"Yes, the industry has heard that before. It heard it when the General Data Protection Regulation arrived and data privacy officers multiplied across Europe. It heard it when the California Consumer Privacy Act pushed privacy audits across the U.S. It heard it again when Google moved to phase out third-party cookies. Each time, privacy felt like a turning point. And each time, the system bent, adapted and largely carried on."
"Granular behavioral signals are the currency of the modern platform economy, after all. But context matters. TikTok in the U.S. now operates under a new ownership structure that includes Oracle, whose co-founder Larry Ellison has spoken about AI-enabled surveillance as a tool to keep citizens "on their best behavior." Against that rhetoric, routine data practices take on a different weight."

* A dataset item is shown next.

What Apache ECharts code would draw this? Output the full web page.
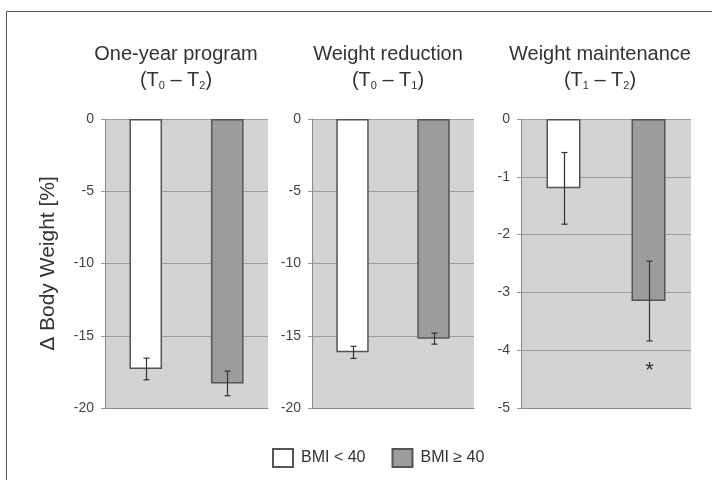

Privacy decisions in advertising are reaching a more consequential stage as the context around collected data shifts. Past regulatory and technical changes (GDPR, CCPA, third-party cookie phase-out) prompted adaptation without fundamental change. Platform updates and ownership shifts allow routine data collection—such as precise location from apps—to carry new implications when paired with rhetoric supporting AI-enabled surveillance. Government interest in using ad tech and big data for investigations shows commercial prediction tools can be repurposed for enforcement. Aggregated behavioral signals create persistent records of daily life, reframing advertising as a source of surveillance risk and making enduring privacy choices more likely.